Он понял колоссальные возможности цикличности, когда самые разнородные по теме публикации связываются единством приема и авторского взгляда на действительность, и читатель исподволь приучается следить не только за движением событий, но и за «длинной мыслью» их истолкователя и комментатора.
Он, воспользовавшись опытом больших русских писателей, сотрудничавших в периодике XIX века, насытил свои фельетоны и очерки массой историко-культурных реминисценций, литературных цитат, отсылок к прецедентам, что незаметно для полуобразованной публики пополняло ее читательский багаж, а более подготовленным подписчикам давало возможность оценить логику и красоту газетного выступления в соотнесении с широким контекстом общекультурных ассоциаций. Ту же цель преследовало и перенятое прежде всего у М. Е. Салтыкова-Щедрина, которого Дорошевич не случайно называл «великим и недосягаемым учителем русского журналиста», обыгрывание хрестоматийно известных мотивов, форм и образов отечественной классики – в наследии «короля фельетонистов» есть и «Письма Хлестакова», и поэма «Кому в Одессе жить хорошо», и цикл «О чем говорят в фамусовской гостиной», и «Письма к бабиньке», остроумно стилизованные под щедринские «Письма к тетеньке»...

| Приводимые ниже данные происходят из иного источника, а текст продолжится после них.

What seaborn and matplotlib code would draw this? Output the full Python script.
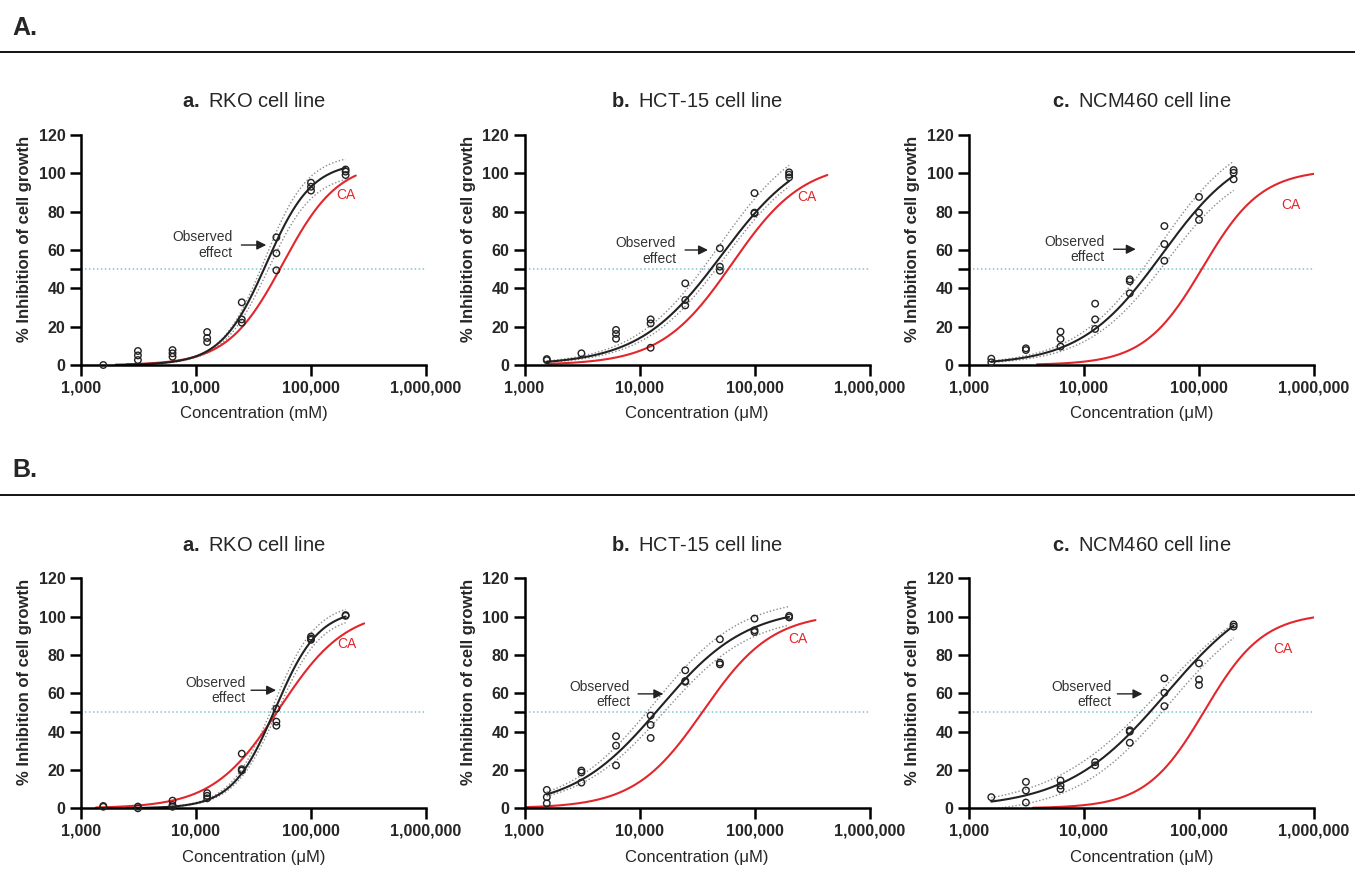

Продолжать ли перечень того, что с легкой руки Дорошевича обогатило арсенал средств и приемов отечественной журналистики, нашло свое преломление и выражение в газетной прозе М. Кольцова, в непринужденно эссеистском литературоведении В. Шкловского и К. Чуковского, неожиданно аукнулось в литературно– и театрально-критических заметках З. Паперного, Н. Ильиной, Л. Аннинского, некоторых других наших современников?

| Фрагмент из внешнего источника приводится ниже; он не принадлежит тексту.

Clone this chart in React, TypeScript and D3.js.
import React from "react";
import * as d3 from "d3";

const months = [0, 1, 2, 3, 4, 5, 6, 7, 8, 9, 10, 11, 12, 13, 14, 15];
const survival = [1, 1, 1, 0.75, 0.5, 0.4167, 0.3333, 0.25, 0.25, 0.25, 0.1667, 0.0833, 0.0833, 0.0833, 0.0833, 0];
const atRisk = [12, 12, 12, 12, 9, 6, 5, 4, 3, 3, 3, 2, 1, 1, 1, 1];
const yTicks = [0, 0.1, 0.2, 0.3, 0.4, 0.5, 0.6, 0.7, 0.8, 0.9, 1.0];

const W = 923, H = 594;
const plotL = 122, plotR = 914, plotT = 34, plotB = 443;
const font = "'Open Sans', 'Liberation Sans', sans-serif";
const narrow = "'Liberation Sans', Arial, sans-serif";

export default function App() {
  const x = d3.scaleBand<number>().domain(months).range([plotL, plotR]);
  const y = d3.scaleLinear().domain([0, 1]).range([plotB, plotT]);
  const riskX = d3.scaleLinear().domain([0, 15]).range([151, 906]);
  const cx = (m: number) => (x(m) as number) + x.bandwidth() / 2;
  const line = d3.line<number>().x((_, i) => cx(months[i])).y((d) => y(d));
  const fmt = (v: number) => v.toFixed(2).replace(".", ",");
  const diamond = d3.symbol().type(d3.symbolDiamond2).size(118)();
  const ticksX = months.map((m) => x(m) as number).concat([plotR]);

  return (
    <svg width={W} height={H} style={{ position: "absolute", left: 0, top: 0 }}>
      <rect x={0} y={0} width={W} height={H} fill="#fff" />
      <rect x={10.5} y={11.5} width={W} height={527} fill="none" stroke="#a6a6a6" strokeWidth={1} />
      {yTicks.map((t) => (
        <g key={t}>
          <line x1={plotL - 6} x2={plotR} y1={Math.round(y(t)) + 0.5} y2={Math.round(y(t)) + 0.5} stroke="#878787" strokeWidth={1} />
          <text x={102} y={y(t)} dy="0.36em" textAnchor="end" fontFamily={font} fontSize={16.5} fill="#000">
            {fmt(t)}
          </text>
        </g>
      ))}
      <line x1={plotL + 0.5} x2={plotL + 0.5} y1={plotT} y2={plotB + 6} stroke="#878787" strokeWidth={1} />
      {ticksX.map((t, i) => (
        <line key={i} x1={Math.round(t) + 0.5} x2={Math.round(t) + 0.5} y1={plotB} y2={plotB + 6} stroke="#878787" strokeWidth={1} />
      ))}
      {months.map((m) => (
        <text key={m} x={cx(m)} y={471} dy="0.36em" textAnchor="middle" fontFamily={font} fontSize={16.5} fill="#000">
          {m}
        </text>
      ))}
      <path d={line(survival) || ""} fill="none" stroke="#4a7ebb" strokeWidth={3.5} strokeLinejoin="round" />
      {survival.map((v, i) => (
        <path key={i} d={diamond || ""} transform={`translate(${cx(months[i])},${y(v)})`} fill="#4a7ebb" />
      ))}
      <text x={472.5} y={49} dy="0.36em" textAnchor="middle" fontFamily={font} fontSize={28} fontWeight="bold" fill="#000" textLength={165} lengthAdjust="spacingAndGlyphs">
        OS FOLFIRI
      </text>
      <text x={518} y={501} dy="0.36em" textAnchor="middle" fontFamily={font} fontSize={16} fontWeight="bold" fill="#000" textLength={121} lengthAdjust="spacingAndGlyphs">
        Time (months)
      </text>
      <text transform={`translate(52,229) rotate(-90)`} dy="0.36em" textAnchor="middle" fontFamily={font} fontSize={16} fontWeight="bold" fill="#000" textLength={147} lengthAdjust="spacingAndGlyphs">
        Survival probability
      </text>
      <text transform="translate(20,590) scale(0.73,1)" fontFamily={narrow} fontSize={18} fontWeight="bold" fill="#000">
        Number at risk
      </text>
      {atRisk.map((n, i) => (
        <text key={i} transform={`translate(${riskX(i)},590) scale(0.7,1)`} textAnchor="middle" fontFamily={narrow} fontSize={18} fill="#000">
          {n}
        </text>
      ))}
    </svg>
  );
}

Суть, в конечном счете, не в полноте реестра открытий и нововведений Власа Дорошевича. И все-таки даже под занавес нельзя не упомянуть о том, что сегодняшние читатели не переиздававшейся около восьмидесяти лет повести «Вихрь» наверняка поразятся сходству ее структуры, поэтики и даже стилистики с теми явлениями, которые в нашей литературе последнего времени принято числить по разряду «политической прозы». Различие лишь в том, что эта повесть, во-первых, обращена к внутрироссийской проблематике, а во-вторых, не содержит в себе четкого пропагандистского потенциала, определенного ответа на вопросы, недвусмысленно выдвинутые историей.

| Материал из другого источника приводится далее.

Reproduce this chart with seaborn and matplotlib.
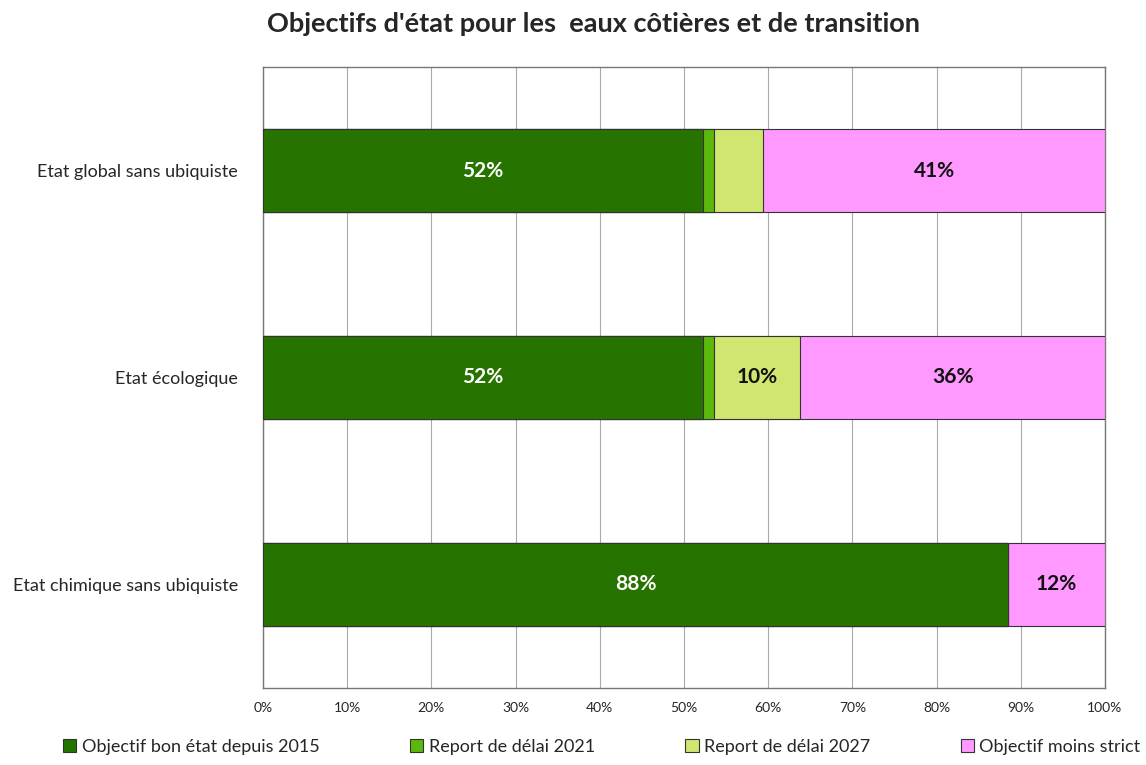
import numpy as np
import pandas as pd
import matplotlib
matplotlib.use("Agg")
import matplotlib.pyplot as plt
import seaborn as sns
from matplotlib.patches import Patch

# data (in %)
categories = ["Etat global sans ubiquiste", "Etat écologique", "Etat chimique sans ubiquiste"]
series = ["Objectif bon état depuis 2015", "Report de délai 2021",
          "Report de délai 2027", "Objectif moins strict"]
bon_etat_2015 = [52.2, 52.2, 88.5]
report_2021 = [1.4, 1.4, 0.0]
report_2027 = [5.8, 10.2, 0.0]
moins_strict = [40.6, 36.2, 11.5]
colors = ["#267300", "#5cb80c", "#cfe670", "#ff99ff"]

sns.set_style("white")
plt.rcParams['font.family'] = ['Lato', 'DejaVu Sans']

values = np.array([bon_etat_2015, report_2021, report_2027, moins_strict])
cumul = values.cumsum(axis=0)

fig = plt.figure(figsize=(11.46, 7.65), dpi=100)
ax = fig.add_axes([0.2295, 0.1007, 0.7347, 0.8117])

# stacked bars: draw the cumulative totals from the right-most series backward
for i in range(len(series) - 1, -1, -1):
    df = pd.DataFrame({"cat": categories, "val": cumul[i]})
    sns.barplot(data=df, x="val", y="cat", order=categories, color=colors[i],
                saturation=1, width=0.405, edgecolor="#333333", linewidth=0.8,
                ax=ax, zorder=3)

# value labels
for i in range(len(series)):
    for j in range(len(categories)):
        v = values[i, j]
        if v >= 8:
            xc = cumul[i, j] - v / 2
            ax.text(xc, j, f"{round(v):.0f}%", ha="center", va="center",
                    fontsize=15, fontweight="bold",
                    color="white" if i == 0 else "#111111", zorder=5)

ax.set_xlim(0, 100)
ax.set_ylim(2.5, -0.5)
ax.set_xticks(np.arange(0, 101, 10))
ax.set_xticklabels([f"{t}%" for t in range(0, 101, 10)], fontsize=10)
ax.set_yticks(range(len(categories)))
ax.set_yticklabels(categories, fontsize=13)
ax.set_yticks([-0.5, 0.5, 1.5, 2.5], minor=True)
ax.tick_params(axis="y", which="major", length=0, pad=18)
ax.tick_params(axis="y", which="minor", length=7, color="#888888", direction="out")
ax.tick_params(axis="x", length=6, color="#888888", direction="out", pad=4)
ax.set_xlabel("")
ax.set_ylabel("")
ax.grid(axis="x", color="#aaaaaa", linewidth=0.8, zorder=0)
ax.set_axisbelow(True)
for s in ax.spines.values():
    s.set_color("#777777")
    s.set_linewidth(1.0)
    s.set_visible(True)

fig.suptitle("Objectifs d'état pour les  eaux côtières et de transition",
             x=0.518, y=0.984, fontsize=19.5, fontweight="bold")

handles = [Patch(facecolor=c, edgecolor="#333333", linewidth=0.8) for c in colors]
fig.legend(handles, series, loc="lower center", ncol=4, frameon=False,
           bbox_to_anchor=(0.525, -0.008), fontsize=13, handlelength=0.75,
           handleheight=0.75, handletextpad=0.3, columnspacing=5.0)

fig.savefig("out.png", dpi=100)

Сталкивая в непримиримом поединке позиции разных слоев русского общества в оценке движущих сил и задач революции 1905 года, автор и сам, похоже, не знает, к чему примкнуть и с кем солидаризироваться. Несомненна авторская симпатия к Петру Петровичу Кудрявцеву, исповедующему тот же в принципе, что и Дорошевич, символ веры общедемократической, внеклассовой оппозиции царизму. Но – и тут уместно воздать должное писательской честности Дорошевича, его гражданскому мужеству – повесть, начатая вроде бы во здравие отечественного либерализма, объективно перерастает в обвинительный акт, предъявленный тем профессиональным гуманистам-златоустам, которые в испуге перед разбушевавшейся стихией народной жизни отшатнулись и от Родины, и от своих убеждений.
Внимательно вслушиваясь в речи и Кудрявцева, и тех, кто по неумолимой логике развития русского освободительного движения пришел к нему на смену, с безусловным сочувствием, хотя и не без известной растерянности рисуя сцены, где на первый план выдвигается пробуждающийся пролетариат, Дорошевич не ставит финальной точки в своих размышлениях. Он ставит диагноз, и этот диагноз полностью подтвердился в дни Октября, когда перед русской интеллигенцией вновь и с еще большей безжалостностью возник вопрос: «Куда идти, в каком сражаться стане...».
Повесть «Вихрь», повесть-диспут, повесть-предостережение, выдержала испытание временем. Выдержали его и лучшие страницы газетной прозы Дорошевича. Перечитывая ныне его злободневные фельетоны и очерки нравов, уморительно смешные рассказы и овеянные ностальгической грустью воспоминания о славных деятелях московской театрально-концертной сцены, видишь, что художественно-публицистическое слово, продиктованное, совестью и талантом, так же не тускнеет, так же не покрывается ржавчиной, как и слово собственно художественное.
В этом главный, быть может, урок и завет замечательного газетного писателя.